▶

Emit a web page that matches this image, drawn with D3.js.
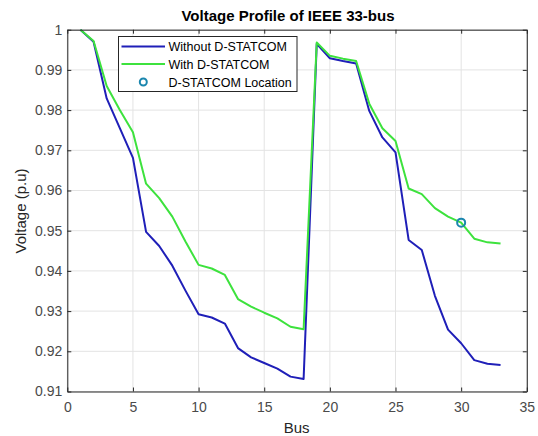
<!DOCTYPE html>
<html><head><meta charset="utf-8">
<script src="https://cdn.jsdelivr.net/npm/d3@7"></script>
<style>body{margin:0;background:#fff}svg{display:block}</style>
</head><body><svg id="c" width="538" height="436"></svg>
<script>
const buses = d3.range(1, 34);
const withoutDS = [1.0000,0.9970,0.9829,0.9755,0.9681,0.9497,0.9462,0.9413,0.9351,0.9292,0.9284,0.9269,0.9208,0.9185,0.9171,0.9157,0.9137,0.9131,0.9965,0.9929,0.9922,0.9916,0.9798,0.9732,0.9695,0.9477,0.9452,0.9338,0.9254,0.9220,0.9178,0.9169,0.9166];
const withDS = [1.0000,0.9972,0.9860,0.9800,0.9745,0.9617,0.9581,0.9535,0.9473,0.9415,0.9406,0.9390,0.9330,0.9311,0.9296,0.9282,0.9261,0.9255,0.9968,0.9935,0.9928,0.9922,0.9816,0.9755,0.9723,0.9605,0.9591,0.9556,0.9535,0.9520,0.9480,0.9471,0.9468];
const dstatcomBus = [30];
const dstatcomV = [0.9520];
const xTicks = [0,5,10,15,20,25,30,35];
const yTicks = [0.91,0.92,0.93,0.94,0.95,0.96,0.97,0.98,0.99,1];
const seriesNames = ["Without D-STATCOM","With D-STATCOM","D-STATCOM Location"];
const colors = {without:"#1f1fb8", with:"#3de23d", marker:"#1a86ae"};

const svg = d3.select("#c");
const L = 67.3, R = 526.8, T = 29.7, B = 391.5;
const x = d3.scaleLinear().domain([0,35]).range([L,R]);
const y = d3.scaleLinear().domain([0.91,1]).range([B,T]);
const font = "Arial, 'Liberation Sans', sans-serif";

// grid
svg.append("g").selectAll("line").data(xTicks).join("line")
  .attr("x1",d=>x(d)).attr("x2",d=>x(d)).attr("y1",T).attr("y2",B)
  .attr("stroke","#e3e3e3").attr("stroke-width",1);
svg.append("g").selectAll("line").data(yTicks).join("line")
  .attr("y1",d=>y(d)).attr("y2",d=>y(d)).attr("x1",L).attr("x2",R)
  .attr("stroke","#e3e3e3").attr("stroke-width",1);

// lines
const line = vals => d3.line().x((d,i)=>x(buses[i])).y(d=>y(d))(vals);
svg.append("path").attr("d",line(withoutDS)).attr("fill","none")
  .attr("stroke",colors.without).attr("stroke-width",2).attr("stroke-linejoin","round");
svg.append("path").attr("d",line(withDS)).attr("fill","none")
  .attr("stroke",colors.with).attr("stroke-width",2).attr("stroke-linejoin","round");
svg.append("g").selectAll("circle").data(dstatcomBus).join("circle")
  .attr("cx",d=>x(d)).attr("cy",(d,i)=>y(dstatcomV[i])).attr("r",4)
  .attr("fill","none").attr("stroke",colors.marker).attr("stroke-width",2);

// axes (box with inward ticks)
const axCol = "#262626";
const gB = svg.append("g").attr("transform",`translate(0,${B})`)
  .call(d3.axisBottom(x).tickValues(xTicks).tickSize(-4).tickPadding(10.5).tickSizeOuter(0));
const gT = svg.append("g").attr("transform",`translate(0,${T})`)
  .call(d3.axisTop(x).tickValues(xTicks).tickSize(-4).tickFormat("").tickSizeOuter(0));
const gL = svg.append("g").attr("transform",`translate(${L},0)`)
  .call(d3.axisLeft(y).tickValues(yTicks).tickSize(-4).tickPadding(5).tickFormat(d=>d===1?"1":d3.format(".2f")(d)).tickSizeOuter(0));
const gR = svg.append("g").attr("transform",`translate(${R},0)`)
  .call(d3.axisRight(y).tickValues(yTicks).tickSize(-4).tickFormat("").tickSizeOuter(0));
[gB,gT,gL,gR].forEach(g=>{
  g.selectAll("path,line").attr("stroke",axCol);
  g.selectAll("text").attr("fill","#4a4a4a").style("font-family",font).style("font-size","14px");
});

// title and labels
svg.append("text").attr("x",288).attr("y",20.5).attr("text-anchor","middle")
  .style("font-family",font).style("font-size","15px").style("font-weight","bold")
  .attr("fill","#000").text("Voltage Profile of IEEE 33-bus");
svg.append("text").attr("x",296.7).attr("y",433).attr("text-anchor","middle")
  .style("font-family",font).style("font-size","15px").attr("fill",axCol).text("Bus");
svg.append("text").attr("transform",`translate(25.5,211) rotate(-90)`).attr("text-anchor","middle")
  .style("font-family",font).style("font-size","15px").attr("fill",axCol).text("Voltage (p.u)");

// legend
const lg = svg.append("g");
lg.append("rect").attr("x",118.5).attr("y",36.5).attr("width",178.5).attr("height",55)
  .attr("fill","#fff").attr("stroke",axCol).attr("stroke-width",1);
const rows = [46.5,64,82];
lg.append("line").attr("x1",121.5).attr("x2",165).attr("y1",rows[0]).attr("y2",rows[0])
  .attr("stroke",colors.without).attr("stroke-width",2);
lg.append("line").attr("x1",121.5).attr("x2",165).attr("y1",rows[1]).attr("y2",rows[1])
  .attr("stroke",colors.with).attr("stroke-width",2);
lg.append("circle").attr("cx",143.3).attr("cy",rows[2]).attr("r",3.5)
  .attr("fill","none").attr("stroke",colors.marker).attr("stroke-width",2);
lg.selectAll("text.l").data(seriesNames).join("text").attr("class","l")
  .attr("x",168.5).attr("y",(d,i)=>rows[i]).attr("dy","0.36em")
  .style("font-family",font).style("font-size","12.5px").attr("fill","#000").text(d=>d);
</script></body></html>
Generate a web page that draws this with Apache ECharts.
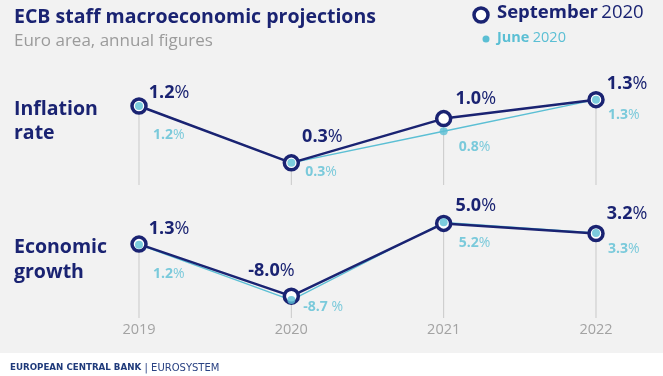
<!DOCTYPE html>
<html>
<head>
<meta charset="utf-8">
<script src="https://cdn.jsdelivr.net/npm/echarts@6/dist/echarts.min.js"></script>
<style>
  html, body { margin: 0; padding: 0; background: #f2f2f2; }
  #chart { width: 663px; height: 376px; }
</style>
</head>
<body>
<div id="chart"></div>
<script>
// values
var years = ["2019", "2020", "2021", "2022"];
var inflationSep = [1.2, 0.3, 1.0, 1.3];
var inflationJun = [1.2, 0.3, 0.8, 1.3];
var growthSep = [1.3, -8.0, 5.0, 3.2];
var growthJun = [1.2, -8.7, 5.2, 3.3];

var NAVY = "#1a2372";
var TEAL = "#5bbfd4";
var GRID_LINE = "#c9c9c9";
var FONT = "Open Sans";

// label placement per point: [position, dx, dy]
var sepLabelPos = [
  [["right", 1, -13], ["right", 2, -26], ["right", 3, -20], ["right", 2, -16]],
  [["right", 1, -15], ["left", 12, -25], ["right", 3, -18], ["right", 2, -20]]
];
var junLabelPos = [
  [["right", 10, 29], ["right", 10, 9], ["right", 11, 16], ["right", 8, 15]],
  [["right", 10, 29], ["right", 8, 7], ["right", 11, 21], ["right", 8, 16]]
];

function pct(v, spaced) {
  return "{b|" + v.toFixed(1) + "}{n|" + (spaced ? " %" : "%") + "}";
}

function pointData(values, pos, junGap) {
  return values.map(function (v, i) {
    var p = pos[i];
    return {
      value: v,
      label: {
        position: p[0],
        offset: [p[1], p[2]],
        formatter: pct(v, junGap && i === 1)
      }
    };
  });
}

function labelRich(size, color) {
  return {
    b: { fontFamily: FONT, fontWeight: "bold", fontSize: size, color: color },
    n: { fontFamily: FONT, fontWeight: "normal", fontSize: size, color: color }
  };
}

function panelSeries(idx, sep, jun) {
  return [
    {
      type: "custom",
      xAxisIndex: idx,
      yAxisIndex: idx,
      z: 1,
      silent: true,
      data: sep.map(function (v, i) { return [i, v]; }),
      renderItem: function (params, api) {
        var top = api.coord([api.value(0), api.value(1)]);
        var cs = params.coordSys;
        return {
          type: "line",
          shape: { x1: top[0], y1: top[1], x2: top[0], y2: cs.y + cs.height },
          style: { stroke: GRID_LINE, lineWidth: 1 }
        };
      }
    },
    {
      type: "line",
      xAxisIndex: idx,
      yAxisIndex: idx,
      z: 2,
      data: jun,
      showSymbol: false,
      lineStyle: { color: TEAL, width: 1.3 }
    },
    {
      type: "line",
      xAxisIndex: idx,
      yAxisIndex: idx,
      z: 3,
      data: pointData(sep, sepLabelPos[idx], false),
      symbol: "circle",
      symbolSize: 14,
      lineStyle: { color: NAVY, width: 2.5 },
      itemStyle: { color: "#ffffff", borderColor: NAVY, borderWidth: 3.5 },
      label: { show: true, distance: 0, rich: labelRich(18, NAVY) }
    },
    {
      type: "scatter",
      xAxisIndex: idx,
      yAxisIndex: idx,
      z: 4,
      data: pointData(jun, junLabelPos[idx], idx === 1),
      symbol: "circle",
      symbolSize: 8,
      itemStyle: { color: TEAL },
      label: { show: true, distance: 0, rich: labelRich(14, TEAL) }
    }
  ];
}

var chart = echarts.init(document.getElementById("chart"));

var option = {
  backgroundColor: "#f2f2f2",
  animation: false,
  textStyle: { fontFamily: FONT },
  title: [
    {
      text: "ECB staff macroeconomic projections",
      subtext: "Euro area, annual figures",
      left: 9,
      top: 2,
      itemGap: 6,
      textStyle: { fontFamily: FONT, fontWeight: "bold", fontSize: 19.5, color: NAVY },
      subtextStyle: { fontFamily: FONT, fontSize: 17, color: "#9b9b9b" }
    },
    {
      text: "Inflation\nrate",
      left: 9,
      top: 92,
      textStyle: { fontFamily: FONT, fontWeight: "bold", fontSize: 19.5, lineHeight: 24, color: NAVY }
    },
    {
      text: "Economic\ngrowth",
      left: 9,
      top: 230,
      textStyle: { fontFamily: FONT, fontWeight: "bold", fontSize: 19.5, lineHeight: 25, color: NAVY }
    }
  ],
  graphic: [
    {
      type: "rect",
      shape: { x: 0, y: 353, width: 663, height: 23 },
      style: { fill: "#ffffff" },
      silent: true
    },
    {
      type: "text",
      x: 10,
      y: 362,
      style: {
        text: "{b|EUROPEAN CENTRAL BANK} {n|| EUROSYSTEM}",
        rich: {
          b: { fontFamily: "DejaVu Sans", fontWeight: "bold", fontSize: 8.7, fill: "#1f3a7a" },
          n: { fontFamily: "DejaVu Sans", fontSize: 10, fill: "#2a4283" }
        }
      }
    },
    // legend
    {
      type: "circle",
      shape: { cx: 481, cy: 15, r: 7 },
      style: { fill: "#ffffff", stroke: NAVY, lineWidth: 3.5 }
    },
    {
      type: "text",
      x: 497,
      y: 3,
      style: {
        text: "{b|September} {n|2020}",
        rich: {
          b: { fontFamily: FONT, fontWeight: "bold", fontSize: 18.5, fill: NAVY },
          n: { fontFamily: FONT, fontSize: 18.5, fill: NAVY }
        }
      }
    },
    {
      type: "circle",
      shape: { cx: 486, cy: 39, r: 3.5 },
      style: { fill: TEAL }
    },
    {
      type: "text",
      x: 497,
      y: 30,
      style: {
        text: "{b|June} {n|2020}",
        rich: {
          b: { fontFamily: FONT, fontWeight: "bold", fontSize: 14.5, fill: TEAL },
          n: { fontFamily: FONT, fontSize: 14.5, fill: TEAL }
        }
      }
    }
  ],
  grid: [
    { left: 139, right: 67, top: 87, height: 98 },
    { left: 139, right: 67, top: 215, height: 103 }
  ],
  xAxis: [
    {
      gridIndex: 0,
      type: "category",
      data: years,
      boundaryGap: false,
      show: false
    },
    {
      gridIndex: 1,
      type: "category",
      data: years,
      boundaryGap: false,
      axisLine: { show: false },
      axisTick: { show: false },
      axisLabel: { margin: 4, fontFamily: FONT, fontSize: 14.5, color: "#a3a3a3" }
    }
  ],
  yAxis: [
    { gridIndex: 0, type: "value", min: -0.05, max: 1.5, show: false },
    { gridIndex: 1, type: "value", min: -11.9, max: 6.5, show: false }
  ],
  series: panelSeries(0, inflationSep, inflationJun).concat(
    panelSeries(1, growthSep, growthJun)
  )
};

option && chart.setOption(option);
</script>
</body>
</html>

◀

Looking at the entries above, how many lines contain the word "this"? Answer with the number alone.

2